No dado nacional, o Ifer melhorou de -0,35, em 2012, para -0,31, em 2022, indicando um leve progresso na equidade racial.
O índice principal é composto de indicadores de educação, renda e longevidade.
Em capitais das regiões Norte e Nordeste, o avanço em educação e renda impulsionou positivamente o resultado principal.
Em Macapá, por exemplo, houve melhora de 0,15 ponto no aspecto educacional e de 0,21 ponto no de renda. Um movimento semelhante ocorreu em Palmas (TO), Boa Vista (RR) e Aracaju (SE).
“Em lugares mais desenvolvidos, a gente tende a ter um desequilíbrio maior. A cidade cresce e os moradores negros, que pagam um pedágio durante a vida, tendem a ficar para trás. O estudo em nível estadual que fizemos no passado já mostrava que o maior desequilíbrio era no Sudeste e no Sul”, pondera França.
“Mesmo em cidades ricas, como São Paulo e Rio de Janeiro, falta um olhar não só para a questão racial, mas para a desigualdade como um todo.
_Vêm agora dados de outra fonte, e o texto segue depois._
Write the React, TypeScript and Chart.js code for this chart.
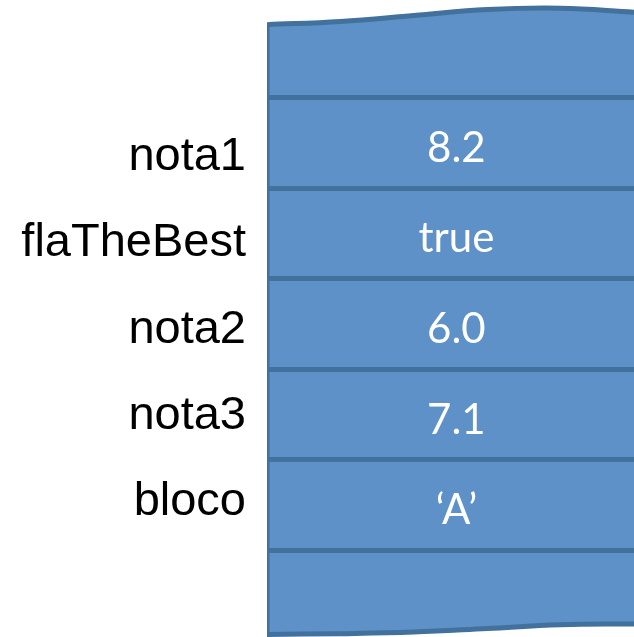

O Brasil é um país que sempre foi desigual, e políticas universais feitas sem pensar nas particularidades raciais podem não chegar aos mais vulneráveis”, diz Portella.
Na dimensão educacional, apenas dois municípios, Porto Alegre (RS) e Porto Velho (RO), apresentaram piora, dez caíram no quesito renda e 14 cidades apresentaram retrocesso em longevidade.
A piora dos resultados em diversos casos reforça que avanços na questão racial não são uma garantia, e políticas públicas pensadas para enfrentar diretamente o problema são necessárias, dizem os especialistas.
O acesso ao crédito ajuda a reduzir desigualdades, e a população negra historicamente tem mais dificuldades de obter financiamentos lembra Hebe Silva, coordenadora de Administração e Finanças do Baobá (fundo para equidade racial).
“O crédito deve ser visto como investimento social, ligado à educação financeira, para uma população que vê o dinheiro como sobrevivência”, afirma ela.
Na formulação do Ifer são usados microdados da PnadC (Pesquisa Nacional por Amostra de Domicílios Contínua), do IBGE (Instituto Brasileiro de Geografia e Estatística).
Para a análise do índice na dimensão educação é usada a variável que indica a conclusão do ensino superior, englobando também os brasileiros com pós-graduação (especialização, mestrado e doutorado).
Já o indicador de longevidade considera a idade dos participantes na data da pesquisa; o de renda, por sua vez, capta os rendimentos totais, provenientes de todas as fontes, não apenas do trabalho.
Pelos resultados, a longevidade é única área que apresenta uma tendência de piora nos últimos dez anos em nível nacional: o índice passa de -0,12, em 2012, para -0,15, em 2022.
Segundo os pesquisadores, o retrocesso sugere que as condições de vida e os determinantes sociais da saúde que afetam a longevidade não melhoraram para a população negra.
Diferentes fatores, como acesso a médicos, condições de trabalho e questões socioeconômicas mais amplas podem ter contribuído para essa tendência.
Também é possível que o índice tenha sido influenciado por algum efeito secundário da pandemia de Covid-19, que exacerbou desigualdades preexistentes.
“O SUS é fundamental para a redução das desigualdades”, avalia Hilton Silva, da UFPA (Universidade Federal do Pará) e da UnB (Universidade de Brasília).
“O governo federal vem se empenhando, mas há dificuldade em implementar políticas. O racismo ainda é tabu na ponta do atendimento e há dificuldade em percebê-lo como um determinante social de saúde.”